2004 Denver Annual Meeting (November 7–10, 2004)

Paper No. 4
Presentation Time: 2:15 PM

EXTANT AND EXTINCT CORALS ON A LATE PLIOCENE REEF TRACT FROM JAMAICA


STEMANN, Thomas A., Department of Geography & Geology, Univ of the West Indies, Mona Kingston 7, Jamaica, DONOVAN, Stephen K., Department of Palaeontology, National Natuurhistorisch Museum, Darwinweg 2, Postbus 9517, Leiden, NL-2300 RA and PORTELL, Roger W., FL Museum of Nat History, P.O. Box 117800, University of Florida, Gainesville, FL 32611-7800, thomas.stemann@uwimona.edu.jm

Caribbean reef coral communities reach a diversity peak in the Plio-Pleistocene with a species pool 60% larger than that found in the modern Caribbean. Late Pliocene faunas include a mixture of regionally extinct species that co-existed with most of the species that persist to the present day. These mixed faunas contain the Stylophora and Caulastraea spp. that dominate earlier Neogene reefs as well as species of Acropora and Montastraea that are the key structuring species on modern Caribbean reefs. While the fact that these corals co-occur in Caribbean Plio-Pleistocene aged sediments is well known, the detailed ecological relationships between these extant and extinct forms is poorly understood.

We studied extensive new exposures in the Late Pliocene (~2 mya) Hopegate Formation of northern Jamaica. This unit is a well-dated, shallow water carbonate unit composed of coral-rich back reef, reef crest and fore reef facies and thus is ideal for an examination of coral associations in the Late Pliocene. We collected approximately 1500 specimens from localities across a 15 km outcrop belt and identified 64 species from the Hopegate Formation, including 25 extinct and 39 extant species.
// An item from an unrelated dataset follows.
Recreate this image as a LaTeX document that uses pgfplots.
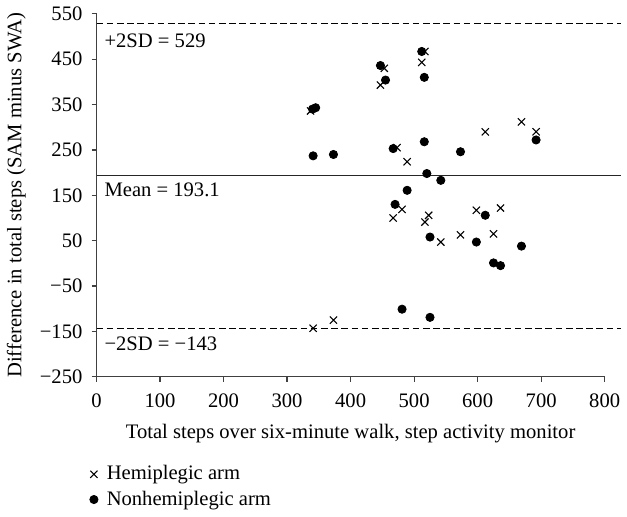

Examination of species distributions and relative abundance reveals that the mean number of localities per species is significantly lower for the extinct forms, and a significantly higher proportion of the extinct species are rare in those samples in which they occur. Extinct species are also under-represented in localities containing abundant in-place reef corals. Thus, the extant portion of the Hopegate coral fauna was more widely distributed and abundant in our Late Pliocene collection localities. Among the extinct species, only Caulastraea is found in most sites collected. In the late Pliocene of Jamaica, Stylophora and most of the other corals that would become extinct in the Caribbean Pleistocene were comparatively rare and living in environments marginal to reefs dominated by essentially modern Caribbean reef communities.